In a society where empiricism reigns supreme, where novelty is everything and the speed of obsoletism continues to increase at an alarming pace; where social media continues to seduce entire generations into the non-places of the web, there is no room to simply wonder at what is directly before me: to ponder the leaf or stone or flower beneath my feet, nor the full moon and stars overhead. There is no room for enchantment. Where “old” has come to mean nothing more than passé, and the revered ‘elder’ – as wisdom bearer – has been all but banished from our vernacular. We have made no place in society for the stories of the bard or song of the crone, the magic of druids, or the benedictions of our priests.
And precisely because of this, perhaps there is never more a time when we must delve again into these ancient myths, give a new hearing to whatever the ancient Celts might yet have to teach us, not by simply mimicking them as so much of the popular literature would seem to suggest, but rather by doing what they did in our own time and culture: to reclaim again what is ever ancient and ever new. To discern again what the Spirit is bringing forward from the store room in a new way.
Perhaps we might begin by understanding what the Lutheran liturgist Gordon Lathrop tells us about the power of the Christian liturgy to evoke the kind of mythical world we secretly long for. As he muses in his book, Holy Things, he writes this:
We come into church and find water for washing, bread, and wine for a meal, and a book yielding powerful words, words used as a story and chant, as name and ‘good-spell.’ We may rightly so unfold the powerful Old English word used to translate euangelion, “gospel,” the New Testament name both for preaching and for the books that served as the basis for preaching since, the words used in church seem to be intended to function as something like spells.
When the book is carried into the assembly, a symbol is carried in. [But] the book we carry is not just any Rune book: it is the Bible, or the Bible organized as Lectionary or as word-book for the assembly. Our book of life that grants life when it calls out the hearer’s name, our source for words and spells that work is the collection of texts from Israel’s life, and from the witness to the resurrection of Christ.
Lathrop concludes, “Jesus Christ is the “good-spell,” the word of God.

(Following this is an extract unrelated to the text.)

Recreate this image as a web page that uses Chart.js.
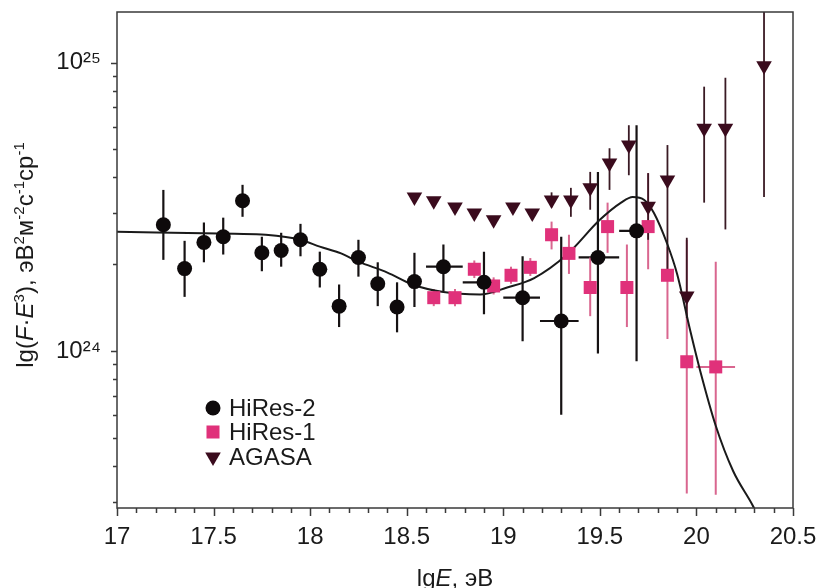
<!DOCTYPE html>
<html><head><meta charset="utf-8">
<script src="https://cdn.jsdelivr.net/npm/chart.js@4"></script>
<style>html,body{margin:0;padding:0;background:#fff;}canvas{display:block;}</style>
</head><body>
<canvas id="c" width="819" height="588"></canvas>
<script>
const FONT = '"Liberation Sans", "DejaVu Sans", sans-serif';

// ---- HiRes-2 (flux in units of 1e24 eV^2 m^-2 s^-1 sr^-1) ----
const hires2E    = [17.24,17.35,17.45,17.55,17.65,17.75,17.85,17.95,18.05,18.15,18.25,18.35,18.45,18.54,18.69,18.90,19.10,19.30,19.49,19.69];
const hires2Flux = [2.74,1.93,2.38,2.49,3.32,2.19,2.23,2.43,1.92,1.43,2.11,1.71,1.42,1.74,1.96,1.73,1.53,1.27,2.11,2.61];
const hires2Low  = [2.07,1.54,2.03,2.16,2.92,1.89,1.96,2.13,1.66,1.21,1.81,1.43,1.16,1.42,1.61,1.34,1.08,0.60,0.98,0.92];
const hires2High = [3.62,2.41,2.79,2.90,3.77,2.49,2.57,2.76,2.21,1.70,2.43,2.03,1.73,2.19,2.34,2.21,2.13,2.49,4.18,6.07];
const hires2ELow = [null,null,null,null,null,null,null,null,null,null,null,null,null,null,18.60,18.79,19.00,19.19,19.39,19.60];
const hires2EHigh= [null,null,null,null,null,null,null,null,null,null,null,null,null,null,18.79,18.98,19.19,19.39,19.60,19.78];

// ---- HiRes-1 ----
const hires1E    = [18.64,18.75,18.85,18.95,19.04,19.14,19.25,19.34,19.45,19.54,19.64,19.75,19.85,19.95,20.10];
const hires1Flux = [1.53,1.53,1.92,1.68,1.83,1.95,2.53,2.18,1.66,2.70,1.66,2.70,1.83,0.917,0.88];
const hires1Low  = [1.43,1.43,1.79,1.57,1.71,1.82,2.25,1.85,1.32,2.19,1.21,1.92,1.10,0.32,0.317];
const hires1High = [1.64,1.64,2.06,1.80,1.96,2.10,2.81,2.53,2.11,3.27,2.34,4.14,2.30,2.43,2.04];
const hires1ELow = [null,null,null,null,null,null,null,null,null,null,null,null,null,null,20.00];
const hires1EHigh= [null,null,null,null,null,null,null,null,null,null,null,null,null,null,20.20];

// ---- AGASA ----
const agasaE    = [18.54,18.64,18.75,18.85,18.95,19.05,19.15,19.25,19.35,19.45,19.55,19.65,19.75,19.85,19.95,20.04,20.15,20.35];
const agasaFlux = [3.42,3.32,3.16,3.01,2.85,3.16,3.01,3.34,3.34,3.68,4.49,5.18,3.18,3.92,1.55,5.92,5.92,9.77];
const agasaLow  = [null,null,null,null,null,null,null,3.15,2.92,3.09,3.62,4.07,2.43,1.90,1.30,3.27,2.64,3.42];
const agasaHigh = [null,null,null,null,null,null,null,3.55,3.68,4.18,5.05,6.07,4.14,5.18,2.47,8.26,8.87,16.0];

// ---- fit curve ----
const curveE    = [17.00,17.61,17.77,17.95,18.05,18.16,18.25,18.40,18.53,18.69,18.88,19.02,19.16,19.33,19.50,19.61,19.67,19.73,19.78,19.85,19.90,19.97,20.02,20.10,20.19,20.29,20.34];
const curveFlux = [2.59,2.55,2.53,2.43,2.30,2.18,2.04,1.87,1.70,1.60,1.57,1.66,1.79,2.16,2.85,3.27,3.42,3.34,3.01,2.34,1.85,1.16,0.85,0.55,0.383,0.292,0.25];

// ---- axes ----
const xMajorTicks = [17,17.5,18,18.5,19,19.5,20,20.5];
const xTickLabels = ['17','17.5','18','18.5','19','19.5','20','20.5'];
const yMajorTicks = [1e24,1e25];
const yTickLabels = ['10²⁴','10²⁵'];
const yMinorTicks = [3e23,4e23,5e23,6e23,7e23,8e23,9e23,2e24,3e24,4e24,5e24,6e24,7e24,8e24,9e24];
const xMinorStep = 0.1;
const seriesNames = ['HiRes-2','HiRes-1','AGASA'];

const U = 1e24;
function pts(xs, ys, lo, hi, xlo, xhi) {
  return xs.map((x, i) => ({
    x: x, y: ys[i] * U,
    lo: lo && lo[i] != null ? lo[i] * U : null,
    hi: hi && hi[i] != null ? hi[i] * U : null,
    xlo: xlo ? xlo[i] : null, xhi: xhi ? xhi[i] : null
  }));
}

const errorBars = {
  id: 'errorBars',
  beforeDatasetsDraw(chart) {
    const { ctx, chartArea: a, scales: { x, y } } = chart;
    ctx.save();
    ctx.beginPath(); ctx.rect(a.left, a.top, a.right - a.left, a.bottom - a.top); ctx.clip();
    chart.data.datasets.forEach(ds => {
      if (!ds.errColor) return;
      ctx.strokeStyle = ds.errColor; ctx.lineWidth = ds.errWidth || 2;
      ds.data.forEach(p => {
        const px = x.getPixelForValue(p.x), py = y.getPixelForValue(p.y);
        ctx.beginPath();
        if (p.lo != null && p.hi != null) {
          ctx.moveTo(px, y.getPixelForValue(p.lo)); ctx.lineTo(px, y.getPixelForValue(p.hi));
        }
        if (p.xlo != null && p.xhi != null) {
          ctx.moveTo(x.getPixelForValue(p.xlo), py); ctx.lineTo(x.getPixelForValue(p.xhi), py);
        }
        ctx.stroke();
      });
    });
    ctx.restore();
  }
};

const NORM = 24, SUP = 15;
function setRunFont(ctx, s) {
  if (s === 'i') ctx.font = 'italic ' + NORM + 'px ' + FONT;
  else if (s === 's') ctx.font = SUP + 'px ' + FONT;
  else ctx.font = NORM + 'px ' + FONT;
}
function drawRuns(ctx, runs, x, y) {
  let cx = x;
  runs.forEach(([t, s]) => {
    setRunFont(ctx, s);
    ctx.fillText(t, cx, s === 's' ? y - 9 : y);
    cx += ctx.measureText(t).width;
  });
  return cx - x;
}
function runsWidth(ctx, runs) {
  let w = 0;
  runs.forEach(([t, s]) => { setRunFont(ctx, s); w += ctx.measureText(t).width; });
  return w;
}

const decor = {
  id: 'decor',
  afterDraw(chart) {
    const { ctx, chartArea: a, scales: { x, y } } = chart;
    ctx.save();
    // frame
    ctx.strokeStyle = '#3a3a3a'; ctx.lineWidth = 1.5;
    ctx.strokeRect(a.left, a.top, a.right - a.left, a.bottom - a.top);
    // x ticks
    ctx.beginPath();
    for (let v = 17; v <= 20.5 + 1e-9; v += xMinorStep) {
      const vv = Math.round(v * 10) / 10;
      const major = xMajorTicks.some(m => Math.abs(m - vv) < 1e-6);
      const px = Math.round(x.getPixelForValue(vv)) + 0.5;
      ctx.moveTo(px, a.bottom); ctx.lineTo(px, a.bottom + (major ? 8 : 5));
    }
    // y ticks
    yMajorTicks.concat(yMinorTicks).forEach(v => {
      const major = yMajorTicks.includes(v);
      const py = Math.round(y.getPixelForValue(v)) + 0.5;
      ctx.moveTo(a.left, py); ctx.lineTo(a.left - (major ? 6 : 4), py);
    });
    ctx.stroke();

    // legend
    const lx = 213, ly = [408, 432, 457];
    seriesNames.forEach((name, i) => {
      const ds = chart.data.datasets[i];
      ctx.fillStyle = ds.pointBackgroundColor;
      Chart.helpers.drawPoint(ctx, {
        pointStyle: ds.pointStyle, radius: ds.pointRadius, rotation: ds.rotation || 0,
        borderWidth: 0
      }, lx, ly[i]);
      ctx.fillStyle = '#1a1a1a';
      ctx.font = '24px ' + FONT; ctx.textBaseline = 'middle'; ctx.textAlign = 'left';
      ctx.fillText(name, 229, ly[i] + 1);
    });

    // x title
    ctx.fillStyle = '#1a1a1a'; ctx.textBaseline = 'alphabetic'; ctx.textAlign = 'left';
    const xr = [['lg', 'n'], ['E', 'i'], [', эВ', 'n']];
    const xw = runsWidth(ctx, xr);
    drawRuns(ctx, xr, (a.left + a.right) / 2 - xw / 2, 586);

    // y title
    const yr = [['lg(', 'n'], ['F', 'i'], ['·', 'n'], ['E', 'i'], ['3', 's'], ['), эВ', 'n'], ['2', 's'], ['м', 'n'], ['-2', 's'], ['с', 'n'], ['-1', 's'], ['ср', 'n'], ['-1', 's']];
    const yw = runsWidth(ctx, yr);
    ctx.translate(33, 255);
    ctx.rotate(-Math.PI / 2);
    drawRuns(ctx, yr, -yw / 2, 0);
    ctx.restore();
  }
};

const datasets = [
  {
    label: seriesNames[0], type: 'scatter',
    data: pts(hires2E, hires2Flux, hires2Low, hires2High, hires2ELow, hires2EHigh),
    pointStyle: 'circle', pointRadius: 7.5, pointBackgroundColor: '#0e0a0b', pointBorderWidth: 0,
    errColor: '#161213', errWidth: 2.2, showLine: false
  },
  {
    label: seriesNames[1], type: 'scatter',
    data: pts(hires1E, hires1Flux, hires1Low, hires1High, hires1ELow, hires1EHigh),
    pointStyle: 'rect', pointRadius: 9.2, pointBackgroundColor: '#e0317a', pointBorderWidth: 0,
    errColor: '#d9668f', errWidth: 2, showLine: false
  },
  {
    label: seriesNames[2], type: 'scatter',
    data: pts(agasaE, agasaFlux, agasaLow, agasaHigh, null, null),
    pointStyle: 'triangle', rotation: 180, pointRadius: 9, pointBackgroundColor: '#3a0b1d', pointBorderWidth: 0,
    errColor: '#3a1a24', errWidth: 1.8, showLine: false
  },
  {
    label: 'fit', type: 'line',
    data: curveE.map((e, i) => ({ x: e, y: curveFlux[i] * U })),
    borderColor: '#1a1a1a', borderWidth: 2, pointRadius: 0, tension: 0.4,
    cubicInterpolationMode: 'monotone', fill: false, clip: 0
  }
];

function zeroPad(s) { s.paddingTop = 0; s.paddingBottom = 0; s.paddingLeft = 0; s.paddingRight = 0; }

new Chart(document.getElementById('c'), {
  type: 'scatter',
  data: { datasets },
  options: {
    responsive: false, animation: false, devicePixelRatio: 1,
    layout: { padding: { top: 12, right: 26, left: 0, bottom: 0 } },
    plugins: { legend: { display: false }, tooltip: { enabled: false } },
    scales: {
      x: {
        type: 'linear', min: 17, max: 20.5,
        grid: { display: false, drawTicks: false }, border: { display: false },
        afterBuildTicks: s => { s.ticks = xMajorTicks.map(v => ({ value: v })); },
        ticks: { callback: (v, i) => xTickLabels[i], font: { family: FONT, size: 24 }, color: '#1a1a1a', padding: 15, maxRotation: 0, autoSkip: false },
        afterFit: s => { s.height = 80; zeroPad(s); }
      },
      y: {
        type: 'logarithmic', min: 2.85e23, max: 1.5e25,
        grid: { display: false, drawTicks: false }, border: { display: false },
        afterBuildTicks: s => { s.ticks = yMajorTicks.map(v => ({ value: v })); },
        ticks: { callback: (v, i) => yTickLabels[i], font: { family: FONT, size: 24 }, color: '#1a1a1a', padding: 16, autoSkip: false },
        afterFit: s => { s.width = 117; zeroPad(s); }
      }
    }
  },
  plugins: [errorBars, decor]
});
</script>
</body></html>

That is, the hope for words that do what they say, for a spell that genuinely works good, and also is refocused in him. Indeed, the hopes that all these symbols awaken, find both confirmation and surprising realignment in him. The experience of the transformation of these symbols is the primary theology of the liturgy.” [Gordon Lathrop: Holy Things: A Liturgical Theology (Minneapolis: Fortress Press, 1993), 99-101].
Today in our Holy Book, the book of “good spells” as it were, we are confronted yet again with an ancient genre of literature that speaks no less to the present day; which perceives in history the same primordial struggle between the cosmic forces of good and evil, and holds out the same promise of hope that lay beneath all of our ancient myths. Both the book of Daniel and the Gospel of Mark reflect this “genre” known as “apocalyptic” a name which means “a lifting of the veil.”
Daniel foretells of the rise of a new power, now ancient, when Michael the great archangel and defender of humanity against the forces of darkness, will usher in a time of great anguish as the cosmic battle between Good and Evil escalates to new heights. Yet Daniel promises that the wise and righteous will shine like the brightness of the stars forever. And in Mark, Jesus admonishes us to remain calm, trusting, even hopeful in the midst of new eras of social upheaval, when wars and rumors of wars abound, and climate catastrophes signal the birth pangs of a new age yet to be born.
We would need only alter but a few scant references in either of these texts to wonder whether we were reading from the pages of Tolkien, the biblical apocalypse, or the front page of this morning’s newspaper. But precisely therein lies the power of our mythologies and our own book of the Gospels, that is, the Good-spells. They speak, not merely to an ancient time in the past but in ever new ways from the past to our own present moment. It would seem indeed that the tumult and crises faced by the hobbits of Middle Earth no less than the warring Celts, whether by the first Christians oppressed, as they were, by the imperial Power of Rome, than those of us who live in the Empire of America, the perennial message endures across all times and places: Even when goodness doesn’t triumph, hope can still prevail. Even when shadows lengthen and darkness falls, we can, indeed must, still hold out for one another the light of the Secret Fire we carry deep within ourselves. Even when the sun sets with the promise of a long, dark night ahead, if we harken to our ancients and the stories they told, we too will find our way by the light of the moon and stars overhead.
And when in the face of insurmountable crises, in the midst of wars and rumors of wars, when Earth itself revolts against the abuses we have inflicted upon her; when words of comfort are hard to find in a world where a new Dark Lord has claimed the throne; when the comforts and security we once thought assured now crumble around us; let us then, if never before, entrust ourselves to the hope and power and promise of our myths. Let us turn again to our own Holy Book, the Gospel, to trust again in the mystery of the “good-spell” whose words hold real power to transform hearts, even if invoked not by a kindly wizard but a fumbling priest.
Let us listen to its assurance, that we must become like children, trusting again in the power of Providence unfolding in the little people, the meek of the earth; to trust that we are summoned here around hearth and table, to eat the Bread the gives life, to drink the Cup that restores wholeness, to tell the ancient stories and sing the sacred songs, not only that we might discover hope, but that we might become hope for a world so desperately in need of it; a hope that will endure until the promised day for which we all secretly long when the dawn from on high shall break upon us (Lk. 1:78-79), with all the restored innocence we know ourselves to be, and with a beauty that is indeed ever ancient and ever new.
+ Father, Son, and Holy Spirit. Amen!